How does RIT play a role?
RIT is a leading player in developing students who can face the evolution of cyberwarfare. There is unique opportunity for students to join a massive job market, and to utilize the bias this college provides to gain an understanding of the world.
The criminal justice program has elected to include a cybercrime division, drawing resources from across RIT including CAST and Golisano's cybersecurity department. With the announcement that $50 million had been donated from a former RIT student and $20 million of that going specifically towards cybersecurity at Golisano, the field is only likely to expand both on campus and off.
There are many opportunities to get involved in cybersecurity for interested non-majors as well.
An online course coming during the Summer semester of 2018 is “Cyberwar, Robots, and the Future of Conflict,” a public policy elective hosted by the Center for Cybersecurity. The course will focus on how various changes and technological advances are being applied to organized violence.
The club SPARSA (Student Practices and Research Association) is a known recruiting pool for intelligence agencies for what McQuade likes to call “Cyber Warriors.” Founded by McQuade and some of his students, SPARSA is well known outside RIT for having undertaken the largest computer crime offender and victimization study in the world. The 2006-2007 survey took students far beyond the boundaries of RIT to include 40,000 K-12 students.
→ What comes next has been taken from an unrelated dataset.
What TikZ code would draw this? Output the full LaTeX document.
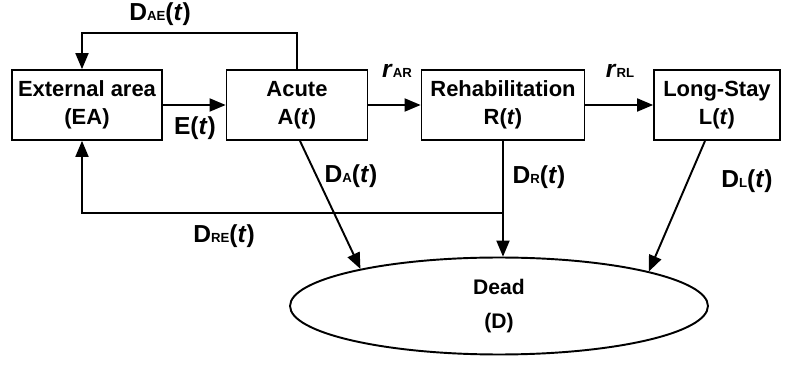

“RIT provides more than training in the technology field, it provides training to become a good citizen,” said McQuade.
Wherever your views on cyberwar reside, it is important to recognize RIT for the resource it is in teaching cyber safety and providing related tools for all students. If you have an interest in cybersecurity, or cyberwarfare in general, just look around! Be it SPARSA or an elective, there is something here for you.